**TASK DESCRIPTION:**
Emit the data below verbatim, stripping out any pictures.

+++++

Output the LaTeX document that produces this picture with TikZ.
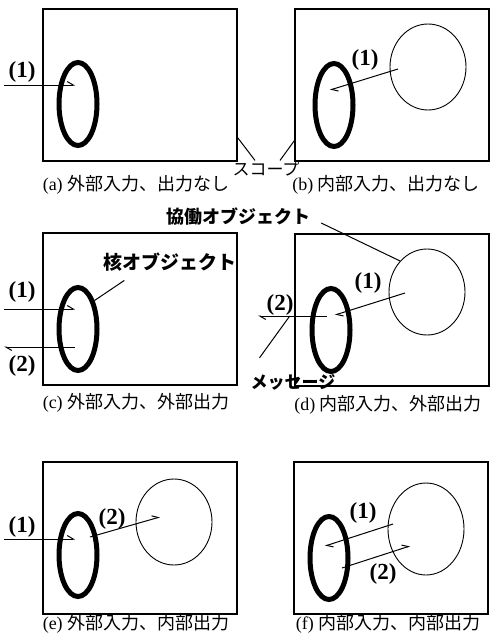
\documentclass[tikz,border=0pt]{standalone}
\usepackage{fontspec}
\setmainfont{Liberation Serif}
\newfontfamily\jfont{Noto Sans CJK JP}
\usetikzlibrary{shapes,arrows.meta}

\begin{document}
\begin{tikzpicture}[x=1pt,y=-1pt,
  frame/.style={draw,line width=1.3pt,minimum width=194pt,minimum height=152pt,inner sep=0pt},
  core/.style={draw,ellipse,line width=5pt,minimum width=38pt,minimum height=83pt,inner sep=0pt},
  collab/.style={draw,ellipse,line width=0.9pt,minimum width=76pt,minimum height=86pt,inner sep=0pt},
  msg/.style={line width=1pt,-{Straight Barb[harpoon,length=6pt,width=7pt]}},
  lead/.style={line width=1pt},
  num/.style={font=\fontsize{23}{23}\selectfont\bfseries,inner sep=0pt},
  capt/.style={font=\fontsize{18}{18}\selectfont,inner sep=0pt},
  jlbl/.style={font=\fontsize{18}{18}\selectfont\jfont\bfseries,inner sep=1pt}]
\fill[white] (0,0) rectangle (490,642);
\useasboundingbox (0,0) rectangle (490,642);
% frames, core objects and captions
\foreach \n/\x/\y/\cx/\cy/\tx/\ty/\cap in {
    a/140/85/78/104/136/185/外部入力、出力なし,
    b/392/85/334/105/386/185/内部入力、出力なし,
    c/140/309/78/329/136/403/外部入力、外部出力,
    d/392/310/331/330/388/405/内部入力、外部出力,
    e/140/538/78/555/136/624/外部入力、内部出力,
    f/391/538/329/558/388/624/内部入力、内部出力} {
  \node[frame] (box\n) at (\x,\y) {};
  \node[core] (cor\n) at (\cx,\cy) {};
  \node[capt] (cap\n) at (\tx,\ty) {(\n) {\jfont\cap}};
}
% collaborating objects
\node[collab] (colb) at (428,67) {};
\node[collab] (cold) at (427,292) {};
\node[collab] (cole) at (174,522) {};
\node[collab,minimum height=92pt] (colf) at (426,529) {};

% (a)
\coordinate (a1s) at (4,85);
\coordinate (a1e) at (75,85);
\draw[msg] (a1s) -- (a1e);
\node[num] (a1) at (22,72) {(1)};
% (b)
\coordinate (b1s) at (398,69);
\coordinate (b1e) at (330,90);
\draw[msg] (b1s) -- (b1e);
\node[num] (b1) at (365,60) {(1)};
% (c)
\coordinate (c1s) at (4,309);
\coordinate (c1e) at (75,309);
\coordinate (c2s) at (75,347);
\coordinate (c2e) at (4,347);
\draw[msg] (c1s) -- (c1e);
\draw[msg] (c2s) -- (c2e);
\node[num] (c1) at (22,292) {(1)};
\node[num] (c2) at (22,366) {(2)};
% (d)
\coordinate (d1s) at (405,293);
\coordinate (d1e) at (335,315);
\coordinate (d2s) at (327,316);
\coordinate (d2e) at (258,316);
\draw[msg] (d1s) -- (d1e);
\draw[msg] (d2s) -- coordinate[pos=0.54] (d2m) (d2e);
\node[num] (d1) at (368,283) {(1)};
\node[num] (d2) at (280,305) {(2)};
% (e)
\coordinate (e1s) at (4,539);
\coordinate (e1e) at (75,539);
\coordinate (e2s) at (90,537);
\coordinate (e2e) at (160,517);
\draw[msg] (e1s) -- (e1e);
\draw[msg] (e2s) -- (e2e);
\node[num] (e1) at (22,527) {(1)};
\node[num] (e2) at (112,519) {(2)};
% (f)
\coordinate (f1s) at (393,524);
\coordinate (f1e) at (325,546);
\coordinate (f2s) at (342,568);
\coordinate (f2e) at (410,546);
\draw[msg] (f1s) -- (f1e);
\draw[msg] (f2s) -- (f2e);
\node[num] (f1) at (363,513) {(1)};
\node[num] (f2) at (383,574) {(2)};

% labels with leaders
\node[jlbl,font=\fontsize{17}{17}\selectfont\jfont] (scope) at (266,169) {スコープ};
\draw[lead] (boxa.south east) ++(0,-24) -- ([xshift=-11pt]scope.north);
\draw[lead] (boxb.south west) ++(0,-21) -- ([xshift=14pt]scope.north);
\node[jlbl] (colab) at (238,217) {協働オブジェクト};
\draw[lead] ([xshift=10pt,yshift=-6pt]colab.east) -- (cold.131);
\node[jlbl,font=\fontsize{19}{19}\selectfont\jfont\bfseries] (corelbl) at (170,262) {核オブジェクト};
\draw[lead] (corc.60) -- ([xshift=22pt,yshift=-8pt]corelbl.south west);
\node[jlbl,font=\fontsize{17}{17}\selectfont\jfont\bfseries] (msglbl) at (293,382) {メッセージ};
\draw[lead] ([xshift=10pt,yshift=15pt]msglbl.north west) -- (d2m);
\end{tikzpicture}
\end{document}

+++++

**COMPLETE OUTPUT:**
Output the LaTeX document that produces this picture with TikZ.
\documentclass[tikz,border=0pt]{standalone}
\usepackage{fontspec}
\setmainfont{Liberation Serif}
\newfontfamily\jfont{Noto Sans CJK JP}
\usetikzlibrary{shapes,arrows.meta}

\begin{document}
\begin{tikzpicture}[x=1pt,y=-1pt,
  frame/.style={draw,line width=1.3pt,minimum width=194pt,minimum height=152pt,inner sep=0pt},
  core/.style={draw,ellipse,line width=5pt,minimum width=38pt,minimum height=83pt,inner sep=0pt},
  collab/.style={draw,ellipse,line width=0.9pt,minimum width=76pt,minimum height=86pt,inner sep=0pt},
  msg/.style={line width=1pt,-{Straight Barb[harpoon,length=6pt,width=7pt]}},
  lead/.style={line width=1pt},
  num/.style={font=\fontsize{23}{23}\selectfont\bfseries,inner sep=0pt},
  capt/.style={font=\fontsize{18}{18}\selectfont,inner sep=0pt},
  jlbl/.style={font=\fontsize{18}{18}\selectfont\jfont\bfseries,inner sep=1pt}]
\fill[white] (0,0) rectangle (490,642);
\useasboundingbox (0,0) rectangle (490,642);
% frames, core objects and captions
\foreach \n/\x/\y/\cx/\cy/\tx/\ty/\cap in {
    a/140/85/78/104/136/185/外部入力、出力なし,
    b/392/85/334/105/386/185/内部入力、出力なし,
    c/140/309/78/329/136/403/外部入力、外部出力,
    d/392/310/331/330/388/405/内部入力、外部出力,
    e/140/538/78/555/136/624/外部入力、内部出力,
    f/391/538/329/558/388/624/内部入力、内部出力} {
  \node[frame] (box\n) at (\x,\y) {};
  \node[core] (cor\n) at (\cx,\cy) {};
  \node[capt] (cap\n) at (\tx,\ty) {(\n) {\jfont\cap}};
}
% collaborating objects
\node[collab] (colb) at (428,67) {};
\node[collab] (cold) at (427,292) {};
\node[collab] (cole) at (174,522) {};
\node[collab,minimum height=92pt] (colf) at (426,529) {};

% (a)
\coordinate (a1s) at (4,85);
\coordinate (a1e) at (75,85);
\draw[msg] (a1s) -- (a1e);
\node[num] (a1) at (22,72) {(1)};
% (b)
\coordinate (b1s) at (398,69);
\coordinate (b1e) at (330,90);
\draw[msg] (b1s) -- (b1e);
\node[num] (b1) at (365,60) {(1)};
% (c)
\coordinate (c1s) at (4,309);
\coordinate (c1e) at (75,309);
\coordinate (c2s) at (75,347);
\coordinate (c2e) at (4,347);
\draw[msg] (c1s) -- (c1e);
\draw[msg] (c2s) -- (c2e);
\node[num] (c1) at (22,292) {(1)};
\node[num] (c2) at (22,366) {(2)};
% (d)
\coordinate (d1s) at (405,293);
\coordinate (d1e) at (335,315);
\coordinate (d2s) at (327,316);
\coordinate (d2e) at (258,316);
\draw[msg] (d1s) -- (d1e);
\draw[msg] (d2s) -- coordinate[pos=0.54] (d2m) (d2e);
\node[num] (d1) at (368,283) {(1)};
\node[num] (d2) at (280,305) {(2)};
% (e)
\coordinate (e1s) at (4,539);
\coordinate (e1e) at (75,539);
\coordinate (e2s) at (90,537);
\coordinate (e2e) at (160,517);
\draw[msg] (e1s) -- (e1e);
\draw[msg] (e2s) -- (e2e);
\node[num] (e1) at (22,527) {(1)};
\node[num] (e2) at (112,519) {(2)};
% (f)
\coordinate (f1s) at (393,524);
\coordinate (f1e) at (325,546);
\coordinate (f2s) at (342,568);
\coordinate (f2e) at (410,546);
\draw[msg] (f1s) -- (f1e);
\draw[msg] (f2s) -- (f2e);
\node[num] (f1) at (363,513) {(1)};
\node[num] (f2) at (383,574) {(2)};

% labels with leaders
\node[jlbl,font=\fontsize{17}{17}\selectfont\jfont] (scope) at (266,169) {スコープ};
\draw[lead] (boxa.south east) ++(0,-24) -- ([xshift=-11pt]scope.north);
\draw[lead] (boxb.south west) ++(0,-21) -- ([xshift=14pt]scope.north);
\node[jlbl] (colab) at (238,217) {協働オブジェクト};
\draw[lead] ([xshift=10pt,yshift=-6pt]colab.east) -- (cold.131);
\node[jlbl,font=\fontsize{19}{19}\selectfont\jfont\bfseries] (corelbl) at (170,262) {核オブジェクト};
\draw[lead] (corc.60) -- ([xshift=22pt,yshift=-8pt]corelbl.south west);
\node[jlbl,font=\fontsize{17}{17}\selectfont\jfont\bfseries] (msglbl) at (293,382) {メッセージ};
\draw[lead] ([xshift=10pt,yshift=15pt]msglbl.north west) -- (d2m);
\end{tikzpicture}
\end{document}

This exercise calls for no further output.